I got to thinking about Uriah Heep after reading a recent entry at 70s Music Mayhem on the debut of what would be the band’s lone Top 40 hit, Easy Livin’, in the US during late July, 1972.

(I don’t think that I’d ever heard the song before)

That’s Just The Way It Is apparently got enough airplay to give the band their biggest album in a decade and it’s not a bad song at all. It’s catchy, rumbles along quite nicely, and certainly wouldn’t have sounded out of place next to Journey and Foreigner at the time.

Nazareth – Love Leads To Madness
from 2XS

I’m familiar with little by Nazareth aside from Love Hurts and its accompanying album, Hair Of The Dog. My buddy Will had an older brother and the eight track seemed to be permanently lodged in his Trans Am’s player.

I dig Dan McCafferty’s gruff vocals which I’ve heard influenced Axl Rose and Love Leads To Madness is pretty cool. With what little I do know of Nazareth’s catalog and the fact that they’re Scottish, I’d be interested in hearing more.

The Sherbs – We Ride Tonight
from Defying Gravity

My buddy Beej would go to visit relatives out west most summers. He’d return after a couple weeks with tapes of exotic songs recorded from the radio and The Sherb’s We Ride Tonight might have been on one of those mixes.

I did hear the song here and there on WEBN or 96 Rock, but I never knew who it was or what it was called.
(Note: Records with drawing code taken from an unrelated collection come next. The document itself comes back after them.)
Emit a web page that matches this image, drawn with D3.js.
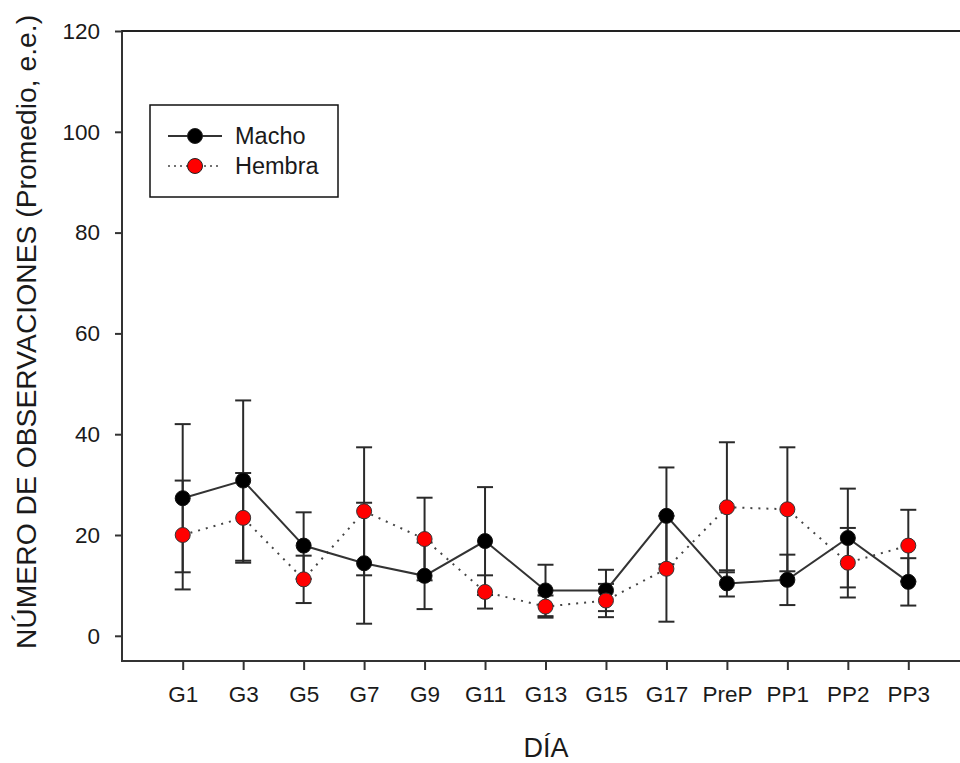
<!DOCTYPE html>
<html>
<head>
<meta charset="utf-8">
<script src="https://cdn.jsdelivr.net/npm/d3@7"></script>
<style>
  html, body { margin: 0; padding: 0; background: #fff; }
  text { font-family: "Liberation Sans", Arial, sans-serif; fill: #1a1a1a; }
</style>
</head>
<body>
<svg id="chart" width="960" height="763"></svg>
<script>
const categories = ["G1","G3","G5","G7","G9","G11","G13","G15","G17","PreP","PP1","PP2","PP3"];
const machoMean  = [27.3, 30.8, 17.9, 14.4, 11.9, 18.8, 9.0, 9.0, 23.8, 10.4, 11.1, 19.4, 10.7];
const machoErr   = [14.7, 15.9, 6.6, 12.0, 6.6, 10.7, 5.1, 4.1, 9.6, 2.6, 5.0, 9.8, 4.7];
const hembraMean = [20.0, 23.4, 11.2, 24.7, 19.2, 8.7, 5.8, 7.0, 13.3, 25.5, 25.1, 14.5, 17.9];
const hembraErr  = [10.8, 8.9, 4.7, 12.7, 8.2, 3.3, 2.2, 3.3, 10.5, 12.9, 12.3, 6.9, 7.1];
const yTicks = [0, 20, 40, 60, 80, 100, 120];
const seriesNames = ["Macho", "Hembra"];

const svg = d3.select("#chart");
const pLeft = 122, pRight = 960, pTop = 31, pBottom = 661;

const x = d3.scalePoint().domain(categories).range([182.7, 908.3]);
const y = d3.scaleLinear().domain([-5, 120]).range([pBottom, pTop]);

const axisColor = "#333";

// Axes
const gy = svg.append("g").attr("transform", `translate(${pLeft},0)`)
  .call(d3.axisLeft(y).tickValues(yTicks).tickSize(7).tickSizeOuter(0).tickPadding(15));
gy.select(".domain").remove();
gy.selectAll(".tick line").attr("stroke", axisColor).attr("stroke-width", 2);
gy.selectAll(".tick text").attr("font-size", 22.5).style("font-family", "Liberation Sans, Arial, sans-serif").attr("fill", "#1a1a1a");

const gx = svg.append("g").attr("transform", `translate(0,${pBottom})`)
  .call(d3.axisBottom(x).tickSize(9).tickPadding(16));
gx.select(".domain").remove();
gx.selectAll(".tick line").attr("stroke", axisColor).attr("stroke-width", 2);
gx.selectAll(".tick text").attr("font-size", 22.5).style("font-family", "Liberation Sans, Arial, sans-serif").attr("fill", "#1a1a1a");

svg.append("line").attr("x1", pLeft).attr("x2", pLeft).attr("y1", pTop - 1).attr("y2", pBottom + 1)
  .attr("stroke", axisColor).attr("stroke-width", 2);
svg.append("line").attr("x1", pLeft).attr("x2", pRight).attr("y1", pBottom).attr("y2", pBottom)
  .attr("stroke", axisColor).attr("stroke-width", 2);
svg.append("line").attr("x1", pLeft).attr("x2", pRight).attr("y1", pTop).attr("y2", pTop)
  .attr("stroke", "#222").attr("stroke-width", 2);

// Titles
svg.append("text").attr("x", 546).attr("y", 757).attr("text-anchor", "middle")
  .attr("font-size", 27).text("DÍA");
svg.append("text").attr("transform", "translate(36,332) rotate(-90)").attr("text-anchor", "middle")
  .attr("font-size", 28.3).text("NÚMERO DE OBSERVACIONES (Promedio, e.e.)");

const data = categories.map((c, i) => ({
  c, mm: machoMean[i], me: machoErr[i], hm: hembraMean[i], he: hembraErr[i]
}));

function errBars(meanKey, errKey) {
  const g = svg.append("g").attr("stroke", "#2a2a2a").attr("stroke-width", 2);
  data.forEach(d => {
    const cx = x(d.c);
    const lo = y(d[meanKey] - d[errKey]), hi = y(d[meanKey] + d[errKey]);
    g.append("line").attr("x1", cx).attr("x2", cx).attr("y1", lo).attr("y2", hi);
    g.append("line").attr("x1", cx - 8).attr("x2", cx + 8).attr("y1", lo).attr("y2", lo);
    g.append("line").attr("x1", cx - 8).attr("x2", cx + 8).attr("y1", hi).attr("y2", hi);
  });
}
errBars("mm", "me");
errBars("hm", "he");

const lineM = d3.line().x(d => x(d.c)).y(d => y(d.mm));
const lineH = d3.line().x(d => x(d.c)).y(d => y(d.hm));

svg.append("path").datum(data).attr("d", lineH).attr("fill", "none")
  .attr("stroke", "#444").attr("stroke-width", 2).attr("stroke-dasharray", "2,6");
svg.append("path").datum(data).attr("d", lineM).attr("fill", "none")
  .attr("stroke", "#333").attr("stroke-width", 2);

svg.append("g").selectAll("circle").data(data).join("circle")
  .attr("cx", d => x(d.c)).attr("cy", d => y(d.mm)).attr("r", 7.5)
  .attr("fill", "#000").attr("stroke", "#111").attr("stroke-width", 1);
svg.append("g").selectAll("circle").data(data).join("circle")
  .attr("cx", d => x(d.c)).attr("cy", d => y(d.hm)).attr("r", 7.5)
  .attr("fill", "#ff0000").attr("stroke", "#333").attr("stroke-width", 1);

// Legend
const lg = svg.append("g");
lg.append("rect").attr("x", 150).attr("y", 105).attr("width", 188).attr("height", 92)
  .attr("fill", "#fff").attr("stroke", "#111").attr("stroke-width", 1.5);
const legendRows = [
  { name: seriesNames[0], fill: "#000", dash: null, yy: 136, stroke: "#333" },
  { name: seriesNames[1], fill: "#ff0000", dash: "2,4", yy: 166, stroke: "#444" }
];
legendRows.forEach(r => {
  lg.append("line").attr("x1", 168).attr("x2", 222).attr("y1", r.yy).attr("y2", r.yy)
    .attr("stroke", r.stroke).attr("stroke-width", r.dash ? 1.5 : 2)
    .attr("stroke-dasharray", r.dash);
  lg.append("circle").attr("cx", 195).attr("cy", r.yy).attr("r", 7.5)
    .attr("fill", r.fill).attr("stroke", "#222").attr("stroke-width", 1);
  lg.append("text").attr("x", 235).attr("y", r.yy + 8).attr("font-size", 23.5).text(r.name);
});
</script>
</body>
</html>
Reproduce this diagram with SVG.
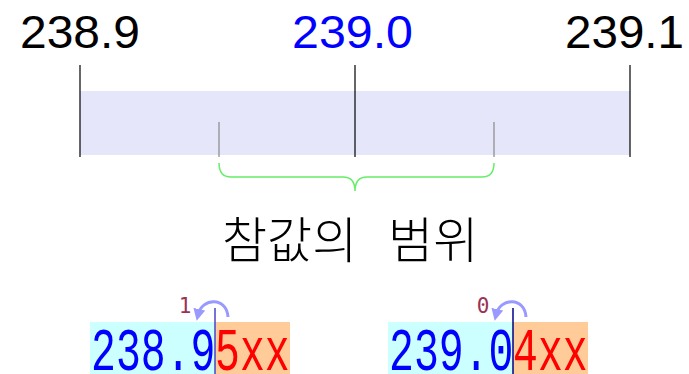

It was one of those songs that was filed deep in my brain, making cameos throughout the years and causing me to wonder if I’d imagined it.

We Ride Tonight is a taut rocker with a mysterious vibe and a chorus reminiscent of the Patti Smith/Bruce Springsteen classic Because The Night.

Billy Squier – Emotions In Motion
from Emotions In Motion

Billy Squier was about as popular as any act in my junior high/high school during his Don’t Say No/Emotions In Motion period.

There were three cities that were on most tour stops and within a two-hour drive of my hometown; Squier was playing one of them every few months, opening for some major headliner.

(there were more Billy Squier concert shirts per capita in my high school than any high school in America)

But it was straight-ahead, groove-driven rock that sounded great on the radio (and both Don’t Say No and Emotions In Motion had four or five songs that got played heavily in our part of the midwest).